In 1836, when Colonel William Light’s ship, the Rapid, sailed into the Port Adelaide River inlet and anchored in the Gawler Reach, it entered the ecological and cultural landscape within the Tjilbruke Dreaming Track of the Kaurna Aboriginal people.
Along the Track, which stretches from Cape Jervois to Outer Harbor or Mudlang (The Nose), Kaurna people hunted the emu, made camp and performed ceremonies. At the time of the small-scale European settlement on the Le Fevre Peninsula, from the mid-1840’s until 1912, Kaurna people coexisted with the settlers.
When the Semaphore area was surveyed for sale in 1849, Le Fevre Peninsula was virtually an island of sandhills and tidal swamps. Just two years later Mr. George Coppin, the ‘Father of Australian Theatre’, built a two storied timber hotel, The Semaphore, on the southern corner of Blackler Street and The Esplanade. He erected a very tall flagpole to signal the approach of ships and new customers to the White Horse Cellars, his other hotel in Port Adelaide. The area around his beach inn took the name he conferred on it – The Semaphore.
By 1856 an official Government signal station had been set up at the corner of Semaphore Road and The Esplanade. Signalmen on watch recorded the identity, arrival, departure and destination of all ships in the Gulf. They also relayed information on water depth, tides and instructions for loading and discharging cargoes. Maritime pilots had to live within one mile of the station, and each had a personal flag which summoned him when a ship required a pilot. The Signal Station grew increasingly complex over the years and became a picturesque landmark.
Semaphore’s importance as a communications centre was confirmed when a Telegraph and Post Office was established in 1856. The Time Ball Tower was erected in 1875 adjacent to the Signal Station.
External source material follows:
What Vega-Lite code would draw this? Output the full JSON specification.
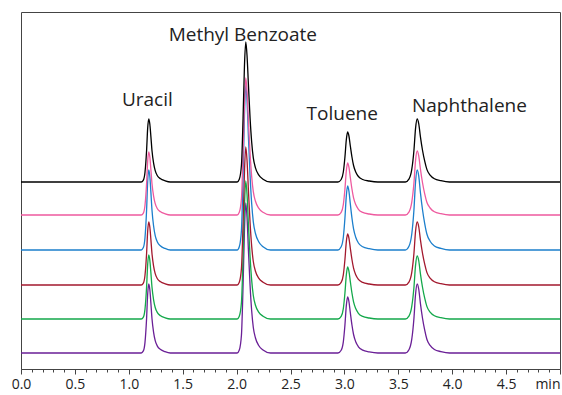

Before wireless time-signals were invented these towers were found at all main ports throughout the world.
The district was very isolated until a precarious wooden bridge, later replaced by the Jervois Bridge, was opened in 1859. The Semaphore Jetty was completed in 1860, but it was two years before the bridge and jetty were connected by a hard-surfaced road. Many early settlers were seafarers, a significant number of them Cape Horners. The bridge/road link meant that Port Adelaide businessmen could commute to the seaside village and many built large homes in Semaphore. The entrepreneurial sap began to rise: churches, halls, private schools and pubs flourished. Semaphore developed into an affluent suburb.
In 1878, the new iron swing Jervois Bridge opened, carrying both road and rail traffic and the era of Semaphore as a resort began. The numerous boarding houses were popular with holiday makers who enjoyed regattas, the segregated swimming baths on the jetty and concerts on the ‘front’. During the Edwardian years, the attractions were huge carnivals, sideshows, tearooms and the Wondergraph Open Air Cinema.
In 1917 an electric tram service from Port Adelaide was inaugurated. The 1920’s were boom times during which the Palais dance hall and picture palaces attracted large crowds. Mid-century, a change occurred in Semaphore’s fortunes. The tram service ceased in 1935, the functions of the Signal Station and Time Ball Tower were transferred to Outer Harbour, and the grand old jetty was much shortened by severe storms. However, Semaphore was still a very popular destination in spite of motor cars making holidays further afield possible.
The inertia of the past few decades has preserved this charming village in solid Victorian condition. Today Semaphore is a fascinating place of history and heritage. New life has once again stirred the vibrant Semaphore community spirit, with unique shops and cafes.